Unitranche is popular among small and medium-sized enterprises backed by private equity sponsors because of the flexibility it offers. Unitranche providers can supply an extra turn of leverage, reaching 5.5x compared with their competitors in the syndicated leveraged loan market. Facilities are typically around the €70 million size.
However, the funds do face increasing competition from banks returning to the leveraged loan market following the introduction of negative benchmark rates, Fitch said. The ratings agency also identified the introduction of Solvency II requirements, which have pushed insurance companies into European leveraged loan funds, separately managed accounts and CLO vehicles.
The rating agency said there is a likelihood of the default rate increasing in the long term, but in 2017 there is likely to be little change. “Excess liquidity in the leveraged credit markets will mitigate the possibility of a material increase in default rates. However, many unitranche borrowers, similar to the broader leveraged credit market, are in sectors exposed to technological, regulatory or macroeconomic disruption, and the agency expects default to materialise,” the report said.

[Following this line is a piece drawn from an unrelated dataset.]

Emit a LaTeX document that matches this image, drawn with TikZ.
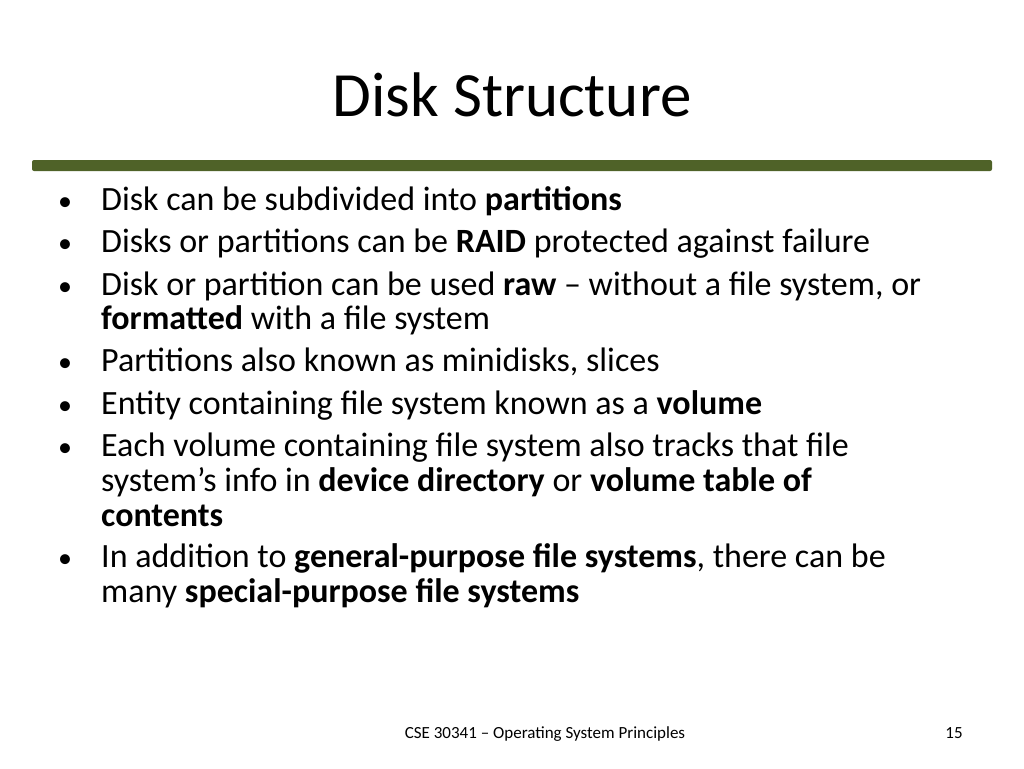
\documentclass[tikz,border=0pt]{standalone}
\usepackage{fontspec}
\setmainfont{Carlito}
\begin{document}
\begin{tikzpicture}[x=1pt,y=-1pt,
  line/.style={anchor=base west,inner sep=0pt,font=\fontsize{34}{40}\selectfont},
  bul/.style={anchor=base,inner sep=0pt,font=\fontsize{28}{34}\selectfont}]
\useasboundingbox[fill=white] (0,0) rectangle (1024,768);
\node[anchor=base,inner sep=0pt,font=\fontsize{63}{70}\selectfont] (title) at (512,116) {Disk Structure};
\fill[rounded corners=2pt,fill={rgb,255:red,79;green,98;blue,40}] (32,160) rectangle (992,171);
\foreach \y in {210,252,295,371,414,456,567} \node[bul] at (65,\y) {•};
\node[line] (l1) at (101,210) {Disk can be subdivided into \textbf{partitions}};
\node[line] (l2) at (101,252) {Disks or partitions can be \textbf{RAID} protected against failure};
\node[line] (l3) at (101,295) {Disk or partition can be used \textbf{raw} – without a file system, or};
\node[line] (l3b) at (101,329) {\textbf{formatted} with a file system};
\node[line] (l4) at (101,371) {Partitions also known as minidisks, slices};
\node[line] (l5) at (101,414) {Entity containing file system known as a \textbf{volume}};
\node[line] (l6) at (101,456) {Each volume containing file system also tracks that file};
\node[line] (l6b) at (101,491) {system’s info in \textbf{device directory} or \textbf{volume table of}};
\node[line] (l6c) at (101,526) {\textbf{contents}};
\node[line] (l7) at (101,567) {In addition to \textbf{general-purpose file systems}, there can be};
\node[line] (l7b) at (101,602) {many \textbf{special-purpose file systems}};
\node[anchor=base,inner sep=0pt,font=\fontsize{17}{20}\selectfont] (foot) at (545,738) {CSE 30341 – Operating System Principles};
\node[anchor=base,inner sep=0pt,font=\fontsize{17}{20}\selectfont] (num) at (954,738) {15};
\end{tikzpicture}
\end{document}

How the unitranche market product will continue to evolve depends on providers’ ability to negotiate macro-economic challenges.
“The future of the unitranche product will largely depend on its ability to better navigate an economic downturn and credit market correction than European mezzanine debt did in 2008-09, as well as generate superior recoveries in a default cycle.
“High default rates and poor recoveries translating into poor returns for credit funds and their end-investors could compromise future fundraising activity,” Fitch concluded.